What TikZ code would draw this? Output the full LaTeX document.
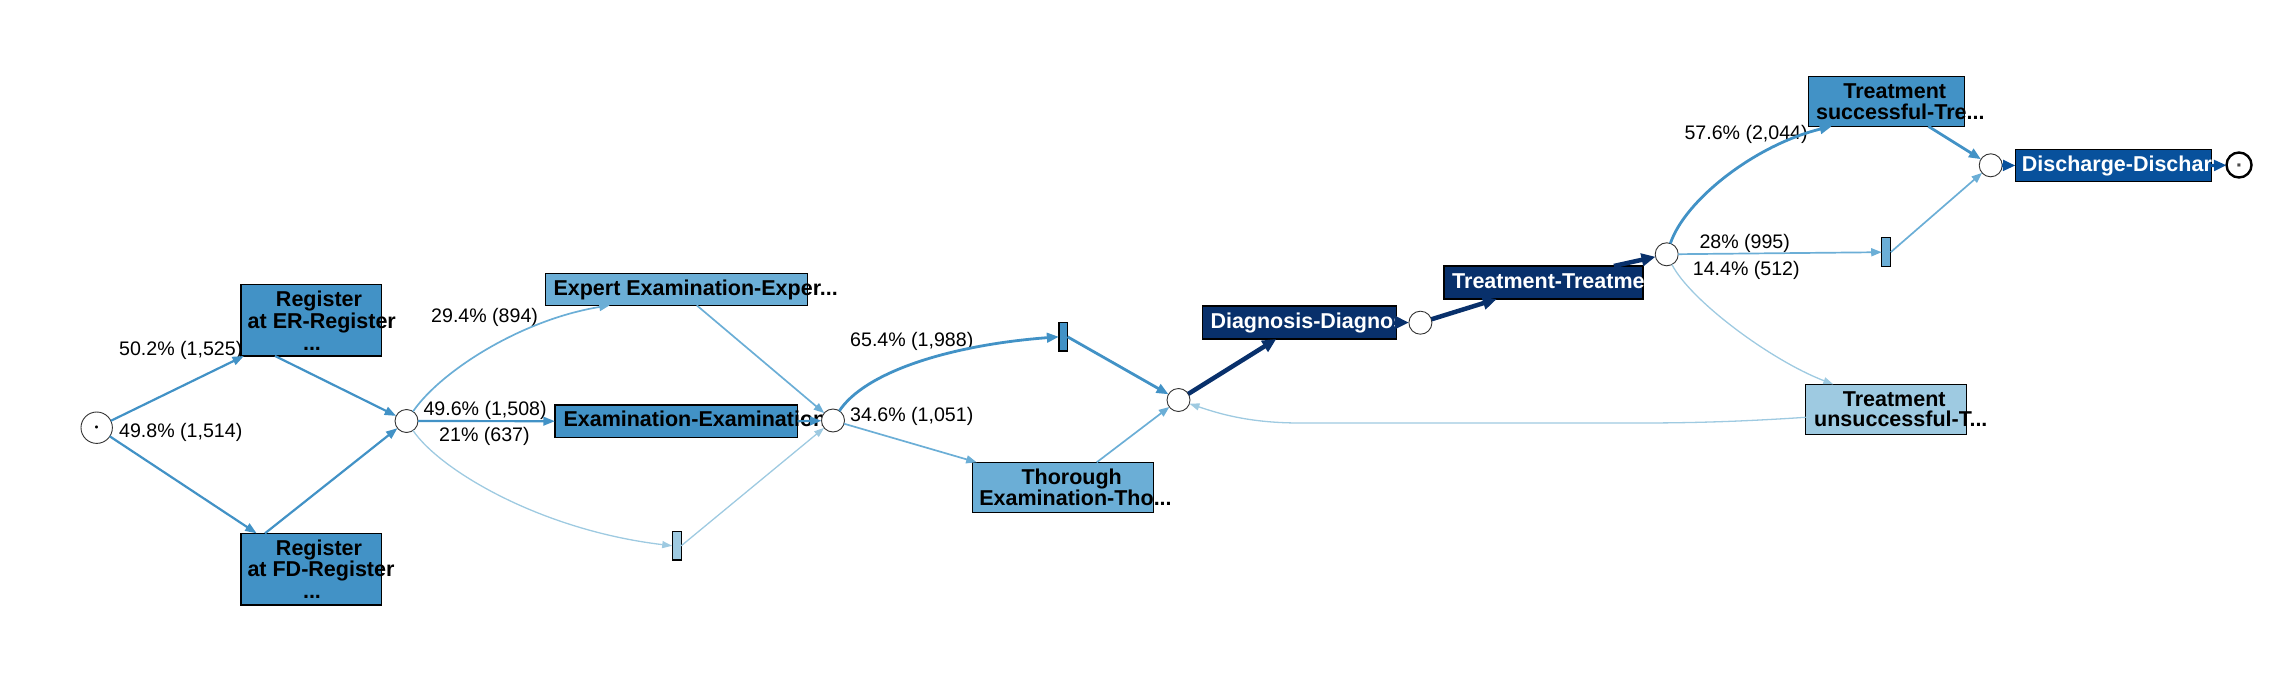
\documentclass[tikz,border=0pt]{standalone}
\usepackage{fontspec}
\setmainfont{Liberation Sans}
\newfontfamily\symfont{DejaVu Sans}
\usetikzlibrary{arrows.meta}
\definecolor{bA}{HTML}{9ECAE1}
\definecolor{bB}{HTML}{6BAED6}
\definecolor{bC}{HTML}{4292C6}
\definecolor{bD}{HTML}{08519C}
\definecolor{bE}{HTML}{08306B}
\begin{document}
\begin{tikzpicture}[x=1pt,y=-1pt,
  place/.style={circle,draw=black!80,line width=0.9pt,fill=white,minimum size=23pt,inner sep=0pt,outer sep=0pt},
  trans/.style={rectangle,draw=black,line width=1.3pt,inner sep=0pt,outer sep=0pt},
  lbl/.style={font=\fontsize{19.6}{23}\selectfont,inner sep=0pt,anchor=base west},
  btxt/.style={font=\fontsize{21.5}{25}\selectfont\bfseries,inner sep=0pt,anchor=base},
  btxtw/.style={btxt,anchor=base west},
  eA/.style={draw=bA,line width=1.3pt,-{Triangle[length=10pt,width=7pt]}},
  eB/.style={draw=bB,line width=1.7pt,-{Triangle[length=10.5pt,width=8pt]}},
  eC/.style={draw=bC,line width=2.2pt,-{Triangle[length=11.5pt,width=8.5pt]}},
  eCC/.style={draw=bC,line width=2.8pt,-{Triangle[length=12pt,width=9.5pt]}},
  eD/.style={draw=bD,line width=3.3pt,-{Triangle[length=12.5pt,width=10.5pt]}},
  eE/.style={draw=bE,line width=4.5pt,-{Triangle[length=14pt,width=12.5pt]}}
]
\useasboundingbox (0,0) rectangle (2282,674);

% transitions (boxes)
\node[trans,fill=bC,minimum width=140.7pt,minimum height=71.3pt] (regER) at (311.3,320.3) {};
\node[trans,fill=bC,minimum width=140.7pt,minimum height=71.7pt] (regFD) at (311.3,569.2) {};
\node[trans,fill=bB,minimum width=262pt,minimum height=32pt] (expert) at (676.7,289.3) {};
\node[trans,fill=bC,minimum width=242.7pt,minimum height=32.3pt] (exam) at (676.3,421.2) {};
\node[trans,fill=bA,minimum width=9pt,minimum height=28.3pt] (rb) at (676.7,545.8) {};
\node[trans,fill=bC,minimum width=8.7pt,minimum height=28.3pt] (ru) at (1063.2,336.8) {};
\node[trans,fill=bB,minimum width=181pt,minimum height=50pt] (thor) at (1062.8,487.3) {};
\node[trans,fill=bE,minimum width=194pt,minimum height=33pt] (diag) at (1299.3,322.5) {};
\node[trans,fill=bE,minimum width=199pt,minimum height=33pt] (treat) at (1543.6,282.5) {};
\node[trans,fill=bC,minimum width=156pt,minimum height=49.6pt] (tsucc) at (1886.3,101.5) {};
\node[trans,fill=bB,minimum width=9pt,minimum height=29pt] (rr) at (1886.2,252.2) {};
\node[trans,fill=bA,minimum width=161pt,minimum height=50pt] (tuns) at (1886.2,409.3) {};
\node[trans,fill=bD,minimum width=195.7pt,minimum height=32.4pt] (disch) at (2113.3,165.5) {};

% box texts
\node[btxt] (tR1) at (319,306.7) {Register};
\node[btxt] (tR2) at (321.8,328.3) {at ER-Register};
\node[btxt] (tR3) at (312,350) {...};
\node[btxt] (tF1) at (319,555.3) {Register};
\node[btxt] (tF2) at (321,576.9) {at FD-Register};
\node[btxt] (tF3) at (312,598.6) {...};
\node[btxtw] (tEx) at (553.3,295) {Expert Examination-Exper...};
\node[btxtw] (tEm) at (563.3,426.7) {Examination-Examination};
\node[btxt] (tT1) at (1071.7,484.3) {Thorough};
\node[btxt] (tT2) at (1075.5,505) {Examination-Tho...};
\node[btxtw,text=white] (tDg) at (1210.3,328.3) {Diagnosis-Diagnosis};
\node[btxtw,text=white] (tTr) at (1452,288.3) {Treatment-Treatment};
\node[btxt] (tS1) at (1894.7,98.3) {Treatment};
\node[btxt] (tS2) at (1900.3,120) {successful-Tre...};
\node[btxt] (tU1) at (1894.2,406) {Treatment};
\node[btxt] (tU2) at (1900.8,426.7) {unsuccessful-T...};
\node[btxtw,text=white] (tDc) at (2021.7,171) {Discharge-Discharge};

% places
\node[place,minimum size=31.4pt] (start) at (96.7,427.7) {};
\node[font=\symfont\fontsize{4}{4}\selectfont,inner sep=0pt] (sdot) at (start) {●};
\node[place] (c1) at (406.5,421) {};
\node[place] (c2) at (833,420.5) {};
\node[place] (c3) at (1178.5,400) {};
\node[place] (c4) at (1420.4,322.7) {};
\node[place] (c5) at (1666.7,254.3) {};
\node[place] (c6) at (1990.7,165.3) {};
\node[place,draw=black,line width=2.4pt,minimum size=25pt] (endc) at (2239,165) {};
\node[font=\symfont\fontsize{4}{4}\selectfont,inner sep=0pt,text=black!70] (edot) at (endc) {■};

% labels
\node[lbl] (l1) at (119,355) {50.2\% (1,525)};
\node[lbl] (l2) at (119,437.3) {49.8\% (1,514)};
\node[lbl] (l3) at (431,322.7) {29.4\% (894)};
\node[lbl] (l4) at (423.3,415) {49.6\% (1,508)};
\node[lbl] (l5) at (439,441.7) {21\% (637)};
\node[lbl] (l6) at (850,346.7) {65.4\% (1,988)};
\node[lbl] (l7) at (850,421.7) {34.6\% (1,051)};
\node[lbl] (l8) at (1684.3,139.3) {57.6\% (2,044)};
\node[lbl] (l9) at (1699.3,248.3) {28\% (995)};
\node[lbl] (l10) at (1692.7,275) {14.4\% (512)};

% edges
\draw[eC] (start) -- ([xshift=3pt]regER.south west);
\draw[eC] (start) -- ([xshift=15.7pt]regFD.north west);
\draw[eC] ([xshift=34pt]regER.south west) -- (c1);
\draw[eC] ([xshift=24pt]regFD.north west) -- (c1);
\draw[eB] (c1) .. controls (440,372) and (520,320) .. ([xshift=64pt]expert.south west);
\draw[eC] (c1) -- (exam.west);
\draw[eA] (c1) .. controls (440,470) and (540,530) .. (rb.west);
\draw[eB] ([xshift=151pt]expert.south west) -- (c2);
\draw[eC] (exam.east) -- (c2);
\draw[eA] (rb.east) -- (c2);
\draw[eCC] (c2) .. controls (865,372) and (950,345) .. (ru.west);
\draw[eB] (c2) -- ([xshift=4.4pt]thor.north west);
\draw[eCC] (ru.east) -- (c3);
\draw[eB] ([xshift=124.4pt]thor.north west) -- (c3);
\draw[eE] (c3) -- ([xshift=74pt]diag.south west);
\draw[eE] (diag.east) -- (c4);
\draw[eE] (c4) -- ([xshift=52.7pt]treat.south west);
\draw[eE] ([xshift=169.8pt]treat.north west) -- (c5);
\draw[eCC] (c5) .. controls (1685,200) and (1755,145) .. ([xshift=23.4pt]tsucc.south west);
\draw[eB] (c5) -- (rr.west);
\draw[eA] (c5) .. controls (1690,300) and (1770,360) .. ([xshift=27.6pt]tuns.north west);
\draw[eCC] ([xshift=120pt]tsucc.south west) -- (c6);
\draw[eB] (rr.east) -- (c6);
\draw[eD] (c6) -- (disch.west);
\draw[eD] (disch.east) -- (endc);
\draw[eA] ([yshift=-8pt]tuns.west) .. controls (1750,421) and (1700,423) .. (1640,423) -- (1300,423) .. controls (1250,423) and (1220,414) .. (c3);
\end{tikzpicture}
\end{document}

■ ■ ■ ■ ■

— PROBLEM —
Copy out all the data without changing anything, and drop the pictures.

— RESPONSE BELOW —
What TikZ code would draw this? Output the full LaTeX document.
\documentclass[tikz,border=0pt]{standalone}
\usepackage{fontspec}
\setmainfont{Liberation Sans}
\newfontfamily\symfont{DejaVu Sans}
\usetikzlibrary{arrows.meta}
\definecolor{bA}{HTML}{9ECAE1}
\definecolor{bB}{HTML}{6BAED6}
\definecolor{bC}{HTML}{4292C6}
\definecolor{bD}{HTML}{08519C}
\definecolor{bE}{HTML}{08306B}
\begin{document}
\begin{tikzpicture}[x=1pt,y=-1pt,
  place/.style={circle,draw=black!80,line width=0.9pt,fill=white,minimum size=23pt,inner sep=0pt,outer sep=0pt},
  trans/.style={rectangle,draw=black,line width=1.3pt,inner sep=0pt,outer sep=0pt},
  lbl/.style={font=\fontsize{19.6}{23}\selectfont,inner sep=0pt,anchor=base west},
  btxt/.style={font=\fontsize{21.5}{25}\selectfont\bfseries,inner sep=0pt,anchor=base},
  btxtw/.style={btxt,anchor=base west},
  eA/.style={draw=bA,line width=1.3pt,-{Triangle[length=10pt,width=7pt]}},
  eB/.style={draw=bB,line width=1.7pt,-{Triangle[length=10.5pt,width=8pt]}},
  eC/.style={draw=bC,line width=2.2pt,-{Triangle[length=11.5pt,width=8.5pt]}},
  eCC/.style={draw=bC,line width=2.8pt,-{Triangle[length=12pt,width=9.5pt]}},
  eD/.style={draw=bD,line width=3.3pt,-{Triangle[length=12.5pt,width=10.5pt]}},
  eE/.style={draw=bE,line width=4.5pt,-{Triangle[length=14pt,width=12.5pt]}}
]
\useasboundingbox (0,0) rectangle (2282,674);

% transitions (boxes)
\node[trans,fill=bC,minimum width=140.7pt,minimum height=71.3pt] (regER) at (311.3,320.3) {};
\node[trans,fill=bC,minimum width=140.7pt,minimum height=71.7pt] (regFD) at (311.3,569.2) {};
\node[trans,fill=bB,minimum width=262pt,minimum height=32pt] (expert) at (676.7,289.3) {};
\node[trans,fill=bC,minimum width=242.7pt,minimum height=32.3pt] (exam) at (676.3,421.2) {};
\node[trans,fill=bA,minimum width=9pt,minimum height=28.3pt] (rb) at (676.7,545.8) {};
\node[trans,fill=bC,minimum width=8.7pt,minimum height=28.3pt] (ru) at (1063.2,336.8) {};
\node[trans,fill=bB,minimum width=181pt,minimum height=50pt] (thor) at (1062.8,487.3) {};
\node[trans,fill=bE,minimum width=194pt,minimum height=33pt] (diag) at (1299.3,322.5) {};
\node[trans,fill=bE,minimum width=199pt,minimum height=33pt] (treat) at (1543.6,282.5) {};
\node[trans,fill=bC,minimum width=156pt,minimum height=49.6pt] (tsucc) at (1886.3,101.5) {};
\node[trans,fill=bB,minimum width=9pt,minimum height=29pt] (rr) at (1886.2,252.2) {};
\node[trans,fill=bA,minimum width=161pt,minimum height=50pt] (tuns) at (1886.2,409.3) {};
\node[trans,fill=bD,minimum width=195.7pt,minimum height=32.4pt] (disch) at (2113.3,165.5) {};

% box texts
\node[btxt] (tR1) at (319,306.7) {Register};
\node[btxt] (tR2) at (321.8,328.3) {at ER-Register};
\node[btxt] (tR3) at (312,350) {...};
\node[btxt] (tF1) at (319,555.3) {Register};
\node[btxt] (tF2) at (321,576.9) {at FD-Register};
\node[btxt] (tF3) at (312,598.6) {...};
\node[btxtw] (tEx) at (553.3,295) {Expert Examination-Exper...};
\node[btxtw] (tEm) at (563.3,426.7) {Examination-Examination};
\node[btxt] (tT1) at (1071.7,484.3) {Thorough};
\node[btxt] (tT2) at (1075.5,505) {Examination-Tho...};
\node[btxtw,text=white] (tDg) at (1210.3,328.3) {Diagnosis-Diagnosis};
\node[btxtw,text=white] (tTr) at (1452,288.3) {Treatment-Treatment};
\node[btxt] (tS1) at (1894.7,98.3) {Treatment};
\node[btxt] (tS2) at (1900.3,120) {successful-Tre...};
\node[btxt] (tU1) at (1894.2,406) {Treatment};
\node[btxt] (tU2) at (1900.8,426.7) {unsuccessful-T...};
\node[btxtw,text=white] (tDc) at (2021.7,171) {Discharge-Discharge};

% places
\node[place,minimum size=31.4pt] (start) at (96.7,427.7) {};
\node[font=\symfont\fontsize{4}{4}\selectfont,inner sep=0pt] (sdot) at (start) {●};
\node[place] (c1) at (406.5,421) {};
\node[place] (c2) at (833,420.5) {};
\node[place] (c3) at (1178.5,400) {};
\node[place] (c4) at (1420.4,322.7) {};
\node[place] (c5) at (1666.7,254.3) {};
\node[place] (c6) at (1990.7,165.3) {};
\node[place,draw=black,line width=2.4pt,minimum size=25pt] (endc) at (2239,165) {};
\node[font=\symfont\fontsize{4}{4}\selectfont,inner sep=0pt,text=black!70] (edot) at (endc) {■};

% labels
\node[lbl] (l1) at (119,355) {50.2\% (1,525)};
\node[lbl] (l2) at (119,437.3) {49.8\% (1,514)};
\node[lbl] (l3) at (431,322.7) {29.4\% (894)};
\node[lbl] (l4) at (423.3,415) {49.6\% (1,508)};
\node[lbl] (l5) at (439,441.7) {21\% (637)};
\node[lbl] (l6) at (850,346.7) {65.4\% (1,988)};
\node[lbl] (l7) at (850,421.7) {34.6\% (1,051)};
\node[lbl] (l8) at (1684.3,139.3) {57.6\% (2,044)};
\node[lbl] (l9) at (1699.3,248.3) {28\% (995)};
\node[lbl] (l10) at (1692.7,275) {14.4\% (512)};

% edges
\draw[eC] (start) -- ([xshift=3pt]regER.south west);
\draw[eC] (start) -- ([xshift=15.7pt]regFD.north west);
\draw[eC] ([xshift=34pt]regER.south west) -- (c1);
\draw[eC] ([xshift=24pt]regFD.north west) -- (c1);
\draw[eB] (c1) .. controls (440,372) and (520,320) .. ([xshift=64pt]expert.south west);
\draw[eC] (c1) -- (exam.west);
\draw[eA] (c1) .. controls (440,470) and (540,530) .. (rb.west);
\draw[eB] ([xshift=151pt]expert.south west) -- (c2);
\draw[eC] (exam.east) -- (c2);
\draw[eA] (rb.east) -- (c2);
\draw[eCC] (c2) .. controls (865,372) and (950,345) .. (ru.west);
\draw[eB] (c2) -- ([xshift=4.4pt]thor.north west);
\draw[eCC] (ru.east) -- (c3);
\draw[eB] ([xshift=124.4pt]thor.north west) -- (c3);
\draw[eE] (c3) -- ([xshift=74pt]diag.south west);
\draw[eE] (diag.east) -- (c4);
\draw[eE] (c4) -- ([xshift=52.7pt]treat.south west);
\draw[eE] ([xshift=169.8pt]treat.north west) -- (c5);
\draw[eCC] (c5) .. controls (1685,200) and (1755,145) .. ([xshift=23.4pt]tsucc.south west);
\draw[eB] (c5) -- (rr.west);
\draw[eA] (c5) .. controls (1690,300) and (1770,360) .. ([xshift=27.6pt]tuns.north west);
\draw[eCC] ([xshift=120pt]tsucc.south west) -- (c6);
\draw[eB] (rr.east) -- (c6);
\draw[eD] (c6) -- (disch.west);
\draw[eD] (disch.east) -- (endc);
\draw[eA] ([yshift=-8pt]tuns.west) .. controls (1750,421) and (1700,423) .. (1640,423) -- (1300,423) .. controls (1250,423) and (1220,414) .. (c3);
\end{tikzpicture}
\end{document}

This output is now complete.